◆ **Given data**
****************

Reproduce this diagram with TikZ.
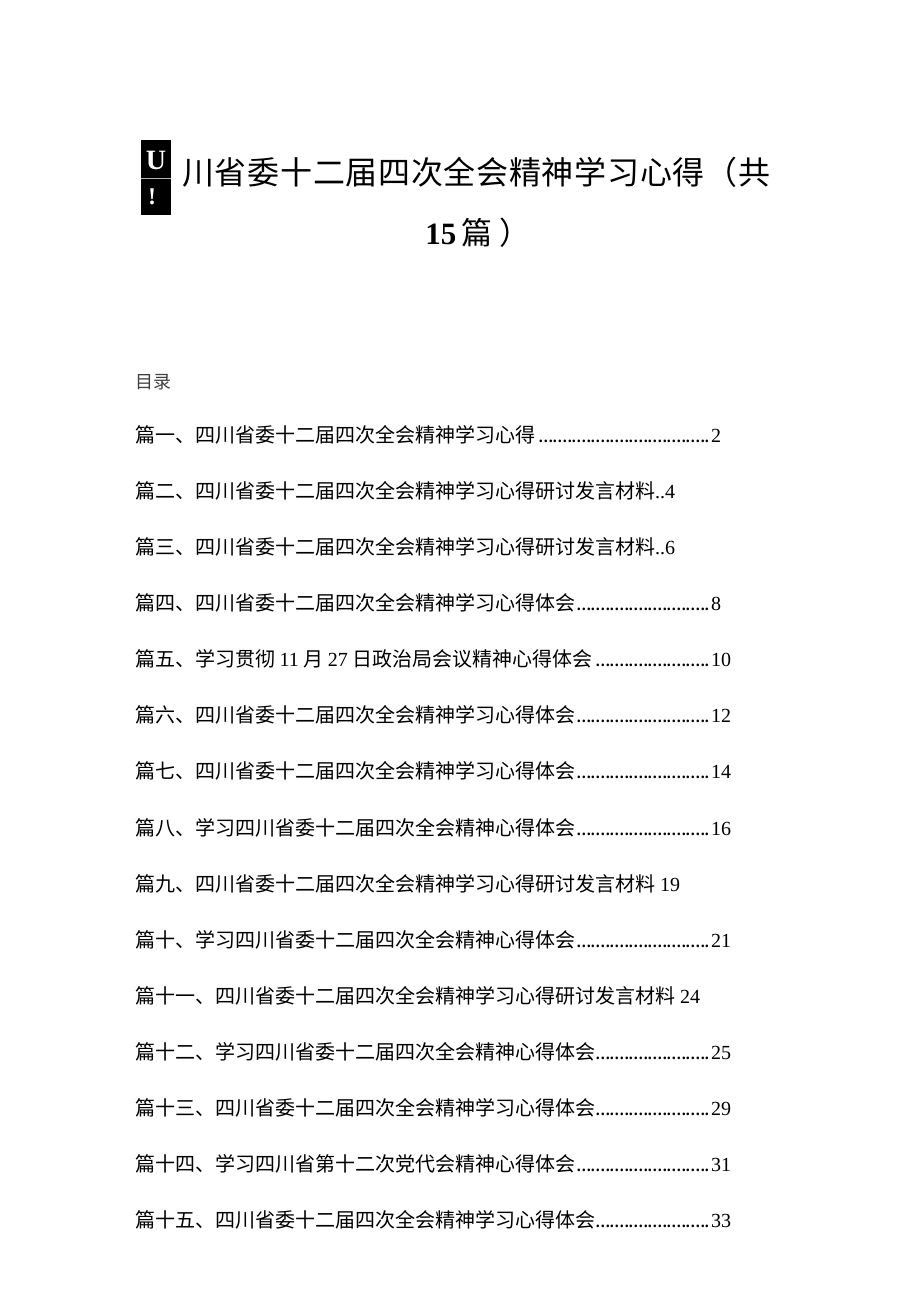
\documentclass[tikz,border=0pt]{standalone}
\usepackage{fontspec}
\setmainfont{Liberation Serif}
\newfontfamily\cjk{Noto Sans CJK SC}
\newcommand\entfill[3]{\node[anchor=west,inner sep=0pt] (e#1) at (135,#1) {\hbox to 576pt{\cjk #2\leaders\hbox to 4.75pt{\hss.\hss}\hfill}#3};}
\newcommand\entin[3]{\node[anchor=west,inner sep=0pt] (e#1) at (135,#1) {{\cjk #2}#3};}
\begin{document}
\begin{tikzpicture}[x=1pt,y=-1pt,every node/.style={font=\fontsize{20}{20}\selectfont}]
\useasboundingbox[fill=white] (0,0) rectangle (920,1301);
\fill[black] (141,140) rectangle (171,215);
\draw[gray!60] (141,178) -- (171,178);
\node[text=white,font=\fontsize{28}{28}\selectfont\bfseries,inner sep=0pt] (u) at (156,160) {U};
\node[text=white,font=\fontsize{24}{24}\selectfont\bfseries,inner sep=0pt] (ex) at (152,197) {!};
\node[anchor=west,inner sep=0pt,font=\fontsize{32}{32}\selectfont\cjk] (t1) at (182,172) {\hbox to 588pt{川\hfil 省\hfil 委\hfil 十\hfil 二\hfil 届\hfil 四\hfil 次\hfil 全\hfil 会\hfil 精\hfil 神\hfil 学\hfil 习\hfil 心\hfil 得\hfil （\hfil 共}};
\node[inner sep=0pt,font=\fontsize{31}{31}\selectfont] (t2) at (478,233) {\textbf{15}\,{\cjk 篇 ）}};
\node[anchor=west,inner sep=0pt,text=black!75,font=\fontsize{18}{18}\selectfont\cjk] (ml) at (135,382) {目录};
\entfill{435}{篇一、四川省委十二届四次全会精神学习心得}{2}
\entin{491}{篇二、四川省委十二届四次全会精神学习心得研讨发言材料}{..4}
\entin{547}{篇三、四川省委十二届四次全会精神学习心得研讨发言材料}{..6}
\entfill{603}{篇四、四川省委十二届四次全会精神学习心得体会}{8}
\entfill{659}{篇五、学习贯彻 {\rmfamily 11} 月 {\rmfamily 27} 日政治局会议精神心得体会}{10}
\entfill{715}{篇六、四川省委十二届四次全会精神学习心得体会}{12}
\entfill{771}{篇七、四川省委十二届四次全会精神学习心得体会}{14}
\entfill{828}{篇八、学习四川省委十二届四次全会精神心得体会}{16}
\entin{884}{篇九、四川省委十二届四次全会精神学习心得研讨发言材料}{ 19}
\entfill{940}{篇十、学习四川省委十二届四次全会精神心得体会}{21}
\entin{996}{篇十一、四川省委十二届四次全会精神学习心得研讨发言材料}{ 24}
\entfill{1052}{篇十二、学习四川省委十二届四次全会精神心得体会}{25}
\entfill{1108}{篇十三、四川省委十二届四次全会精神学习心得体会}{29}
\entfill{1164}{篇十四、学习四川省第十二次党代会精神心得体会}{31}
\entfill{1220}{篇十五、四川省委十二届四次全会精神学习心得体会}{33}
\end{tikzpicture}
\end{document}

****************

◆ **What to work on**
Write out the listing above exactly as it stands, pictures excluded.

◆ **Final result**
Reproduce this diagram with TikZ.
\documentclass[tikz,border=0pt]{standalone}
\usepackage{fontspec}
\setmainfont{Liberation Serif}
\newfontfamily\cjk{Noto Sans CJK SC}
\newcommand\entfill[3]{\node[anchor=west,inner sep=0pt] (e#1) at (135,#1) {\hbox to 576pt{\cjk #2\leaders\hbox to 4.75pt{\hss.\hss}\hfill}#3};}
\newcommand\entin[3]{\node[anchor=west,inner sep=0pt] (e#1) at (135,#1) {{\cjk #2}#3};}
\begin{document}
\begin{tikzpicture}[x=1pt,y=-1pt,every node/.style={font=\fontsize{20}{20}\selectfont}]
\useasboundingbox[fill=white] (0,0) rectangle (920,1301);
\fill[black] (141,140) rectangle (171,215);
\draw[gray!60] (141,178) -- (171,178);
\node[text=white,font=\fontsize{28}{28}\selectfont\bfseries,inner sep=0pt] (u) at (156,160) {U};
\node[text=white,font=\fontsize{24}{24}\selectfont\bfseries,inner sep=0pt] (ex) at (152,197) {!};
\node[anchor=west,inner sep=0pt,font=\fontsize{32}{32}\selectfont\cjk] (t1) at (182,172) {\hbox to 588pt{川\hfil 省\hfil 委\hfil 十\hfil 二\hfil 届\hfil 四\hfil 次\hfil 全\hfil 会\hfil 精\hfil 神\hfil 学\hfil 习\hfil 心\hfil 得\hfil （\hfil 共}};
\node[inner sep=0pt,font=\fontsize{31}{31}\selectfont] (t2) at (478,233) {\textbf{15}\,{\cjk 篇 ）}};
\node[anchor=west,inner sep=0pt,text=black!75,font=\fontsize{18}{18}\selectfont\cjk] (ml) at (135,382) {目录};
\entfill{435}{篇一、四川省委十二届四次全会精神学习心得}{2}
\entin{491}{篇二、四川省委十二届四次全会精神学习心得研讨发言材料}{..4}
\entin{547}{篇三、四川省委十二届四次全会精神学习心得研讨发言材料}{..6}
\entfill{603}{篇四、四川省委十二届四次全会精神学习心得体会}{8}
\entfill{659}{篇五、学习贯彻 {\rmfamily 11} 月 {\rmfamily 27} 日政治局会议精神心得体会}{10}
\entfill{715}{篇六、四川省委十二届四次全会精神学习心得体会}{12}
\entfill{771}{篇七、四川省委十二届四次全会精神学习心得体会}{14}
\entfill{828}{篇八、学习四川省委十二届四次全会精神心得体会}{16}
\entin{884}{篇九、四川省委十二届四次全会精神学习心得研讨发言材料}{ 19}
\entfill{940}{篇十、学习四川省委十二届四次全会精神心得体会}{21}
\entin{996}{篇十一、四川省委十二届四次全会精神学习心得研讨发言材料}{ 24}
\entfill{1052}{篇十二、学习四川省委十二届四次全会精神心得体会}{25}
\entfill{1108}{篇十三、四川省委十二届四次全会精神学习心得体会}{29}
\entfill{1164}{篇十四、学习四川省第十二次党代会精神心得体会}{31}
\entfill{1220}{篇十五、四川省委十二届四次全会精神学习心得体会}{33}
\end{tikzpicture}
\end{document}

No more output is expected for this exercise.